Bien que "les nécessités de fonctionnement de l'entreprise" pendant cette crise du coronavirus semblent être un motif de licenciement facile à invoquer, une certaine prudence s'impose.  Étant donné que le gouvernement prévoit un grand nombre de mesures pour permettre aux entreprises de surmonter la crise (par exemple, la "procédure corona" pour le chômage temporaire, d'autres mesures de soutien aux entreprises, etc.), il sera d'autant plus nécessaire pour un employeur de prouver que le licenciement, même avec ces mesures de soutien, était nécessaire dans le cadre des nécessités de l'entreprise. Il sera difficile d'utiliser la crise du coronavirus en soi comme prétexte pour un licenciement. En effet, la crise n'étant que temporaire, il ne semble pas y avoir de raison de résilier le contrat de travail pour cette seule raison. Il convient donc de démontrer concrètement pourquoi le licenciement du travailleur était nécessaire (comme, par exemple, une diminution substantielle ou permanente du chiffre d'affaires qui ne peut être compensée par les mesures prises par le gouvernement, ou des motifs de licenciement liés à la conduite ou à l'aptitude du travailleur).

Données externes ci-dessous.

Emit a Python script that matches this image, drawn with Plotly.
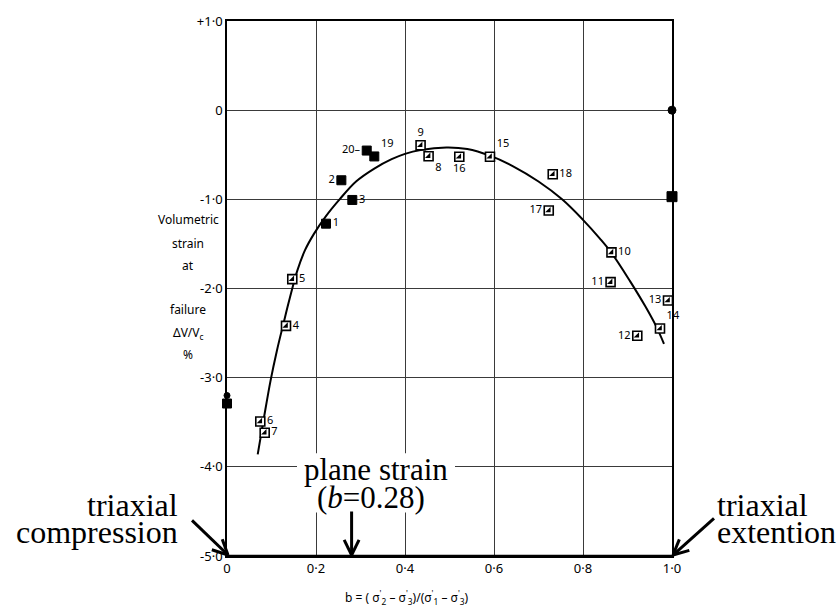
import math
import plotly.graph_objects as go

# ---------------- data ----------------
filled_ids = ["1", "2", "3", "19", "20"]
filled_b = [0.2225, 0.257, 0.2816, 0.331, 0.314]
filled_dv = [-1.273, -0.786, -1.007, -0.519, -0.453]

half_ids = ["4", "5", "6", "7", "8", "9", "10", "11", "12", "13", "14", "15", "16", "17", "18"]
half_b = [0.1326, 0.1467, 0.0748, 0.0847, 0.453, 0.435, 0.864, 0.862, 0.922, 0.991, 0.973,
          0.591, 0.522, 0.723, 0.732]
half_dv = [-2.419, -1.895, -3.491, -3.617, -0.516, -0.394, -1.595, -1.928, -2.530, -2.135,
           -2.449, -0.523, -0.523, -1.126, -0.719]

axis_b = [0.0, 0.0, 1.0, 1.0]
axis_dv = [-3.29, -3.20, 0.0, -0.97]

curve_b = [0.069, 0.083, 0.098, 0.112, 0.127, 0.141, 0.158, 0.1753, 0.195, 0.222, 0.253,
           0.29, 0.331, 0.37, 0.40, 0.435, 0.493, 0.54, 0.591, 0.643, 0.70, 0.753, 0.80,
           0.838, 0.864, 0.906, 0.94, 0.965, 0.982]
curve_dv = [-3.86, -3.45, -3.03, -2.70, -2.39, -2.11, -1.80, -1.57, -1.39, -1.19, -1.0,
            -0.80, -0.655, -0.55, -0.49, -0.447, -0.418, -0.435, -0.51, -0.63, -0.80, -1.0,
            -1.23, -1.44, -1.60, -1.92, -2.20, -2.43, -2.62]

x_tickvals = [0, 0.2, 0.4, 0.6, 0.8, 1.0]
x_ticktext = ["0", "0·2", "0·4", "0·6", "0·8", "1·0"]
y_tickvals = [1, 0, -1, -2, -3, -4, -5]
y_ticktext = ["+1·0", "0", "-1·0", "-2·0", "-3·0", "-4·0", "-5·0"]

plane_strain_b = 0.28

# ---------------- layout geometry ----------------
W, H = 839, 612
L, R, T, B = 227, 167, 15, 56
PW, PH = W - L - R, H - T - B


def px2paper(px, py):
    return (px - L) / PW, (H - B - py) / PH


label_pos = {"1": "middle right", "2": "middle left", "3": "middle right", "19": "top right",
             "20": "middle left", "4": "middle right", "5": "middle right", "6": "middle right",
             "7": "middle right", "8": "bottom right", "9": "top center", "10": "middle right",
             "11": "middle left", "12": "middle left", "13": "middle left", "14": "top right",
             "15": "top right", "16": "bottom center", "17": "middle left", "18": "middle right"}
label_show = {"20": "20–"}

sans = "Noto Sans"
serif = "Liberation Serif"

fig = go.Figure()

# fitted curve
fig.add_trace(go.Scatter(x=curve_b, y=curve_dv, mode="lines",
                         line=dict(color="black", width=2, shape="spline", smoothing=1.0),
                         hoverinfo="skip", showlegend=False))

# half-filled squares: open square + filled corner
fig.add_trace(go.Scatter(x=half_b, y=half_dv, mode="markers+text",
                         text=[label_show.get(i, i) for i in half_ids],
                         textposition=[label_pos[i] for i in half_ids],
                         textfont=dict(family=sans, size=11, color="black"),
                         marker=dict(symbol="square", size=9, color="white",
                                     line=dict(color="black", width=1.6)),
                         cliponaxis=False, showlegend=False))
fig.add_trace(go.Scatter(x=half_b, y=half_dv, mode="markers",
                         marker=dict(symbol="triangle-se", size=6, color="black",
                                     line=dict(width=0)),
                         cliponaxis=False, showlegend=False, hoverinfo="skip"))

# filled squares
fig.add_trace(go.Scatter(x=filled_b, y=filled_dv, mode="markers+text",
                         text=[label_show.get(i, i) for i in filled_ids],
                         textposition=[label_pos[i] for i in filled_ids],
                         textfont=dict(family=sans, size=11, color="black"),
                         marker=dict(symbol="square", size=9, color="black",
                                     line=dict(color="black", width=1)),
                         cliponaxis=False, showlegend=False))

# markers sitting on the axes
fig.add_trace(go.Scatter(x=axis_b, y=axis_dv, mode="markers+text", text=["", "", "", ""],
                         opacity=1,
                         marker=dict(symbol=["square", "circle", "circle", "square"],
                                     size=[9, 6, 8, 10], color="#000000", opacity=1,
                                     line=dict(color="#000000", width=1)),
                         cliponaxis=False, showlegend=False))

shapes = []
# white patch behind "plane strain" text
x0, y0 = px2paper(297, 512)
x1, y1 = px2paper(455, 452)
shapes.append(dict(type="rect", xref="paper", yref="paper", x0=x0, y0=y0, x1=x1, y1=y1,
                   fillcolor="white", line=dict(width=0), layer="above"))
# thicker bottom axis line
shapes.append(dict(type="line", xref="paper", yref="paper", x0=0, y0=0, x1=1, y1=0,
                   line=dict(color="black", width=2.5), layer="above"))


def arrow(tip, tail, head=17, ang=26):
    tx, ty = tip
    sx, sy = tail
    d = math.atan2(sy - ty, sx - tx)
    out = []
    a0, b0 = px2paper(sx, sy)
    a1, b1 = px2paper(tx, ty)
    out.append(dict(type="line", xref="paper", yref="paper", x0=a0, y0=b0, x1=a1, y1=b1,
                    line=dict(color="black", width=3), layer="above"))
    for s in (-1, 1):
        th = d + s * math.radians(ang)
        hx, hy = tx + head * math.cos(th), ty + head * math.sin(th)
        c0, e0 = px2paper(hx, hy)
        out.append(dict(type="line", xref="paper", yref="paper", x0=c0, y0=e0, x1=a1, y1=b1,
                        line=dict(color="black", width=3), layer="above"))
    return out


bx = L + plane_strain_b * PW
shapes += arrow((bx, H - B - 1), (bx, 511))
shapes += arrow((L + 1, H - B - 1), (192, 520))
shapes += arrow((L + PW + 1, H - B - 1), (714, 518))

ann = []


def txt(text, px, py, size, family, xanchor="center"):
    xp, yp = px2paper(px, py)
    ann.append(dict(text=text, x=xp, y=yp, xref="paper", yref="paper", showarrow=False,
                    xanchor=xanchor, yanchor="middle",
                    font=dict(family=family, size=size, color="black")))


txt("plane strain", 376, 469, 31, serif)
txt("(<i>b</i>=0.28)", 371, 497, 31, serif)
txt("triaxial", 180, 504, 32, serif, "right")
txt("compression", 180, 532, 32, serif, "right")
txt("triaxial", 715, 504, 32, serif, "left")
txt("extention", 715, 532, 32, serif, "left")

for t, yy in [("Volumetric", 216), ("strain", 240), ("at", 262), ("failure", 307),
              ("ΔV/V<sub>c</sub>", 330), ("%", 352)]:
    txt(t, 188, yy, 12, sans)

txt("b = ( σ<sup>'</sup><sub>2</sub> – σ<sup>'</sup><sub>3</sub>)/(σ<sup>'</sup><sub>1</sub> – "
    "σ<sup>'</sup><sub>3</sub>)", 407, 598, 12, sans)

fig.update_layout(
    width=W, height=H,
    margin=dict(l=L, r=R, t=T, b=B, pad=0),
    paper_bgcolor="white", plot_bgcolor="white",
    shapes=shapes, annotations=ann, showlegend=False,
    xaxis=dict(range=[0, 1], tickvals=x_tickvals, ticktext=x_ticktext,
               showgrid=True, gridcolor="#3a3a3a", gridwidth=1.3, zeroline=False,
               showline=True, linecolor="black", linewidth=1.6, mirror=True,
               ticks="", tickfont=dict(family=sans, size=13, color="black")),
    yaxis=dict(range=[-5, 1], tickvals=y_tickvals, ticktext=y_ticktext,
               showgrid=True, gridcolor="#3a3a3a", gridwidth=1.3, zeroline=False,
               showline=True, linecolor="black", linewidth=1.6, mirror=True,
               ticks="", tickfont=dict(family=sans, size=13, color="black")),
)

fig.write_html("out.html")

(2) En outre, vous ne pouvez pas licencier des travailleurs en raison de leur état de santé actuel ou futur, ce qui constituerait une violation des lois générales antidiscriminatoires permettant au travailleur de réclamer des dommages et intérêts. Toutefois, cette indemnité ne peut être cumulée avec l'indemnité pour licenciement manifestement abusif.

La prudence s'impose donc lors du licenciement d'un travailleur qui est actuellement atteint par le virus. Dans ce cas, vous devrez être en mesure de prouver un licenciement indépendant de l'état de santé du travailleur.

***

Pour résumer : en cas de licenciement d'un travailleur en chômage temporaire avec un préavis à respecter, le coût du licenciement pour l'employeur sera en effet moindre. En revanche, ce n'est pas le cas pour un licenciement avec effet immédiat et l'employeur devra toujours être en mesure de justifier sa décision sur la base des nécessités de l'entreprise ou de la conduite ou de l'aptitude du travailleur.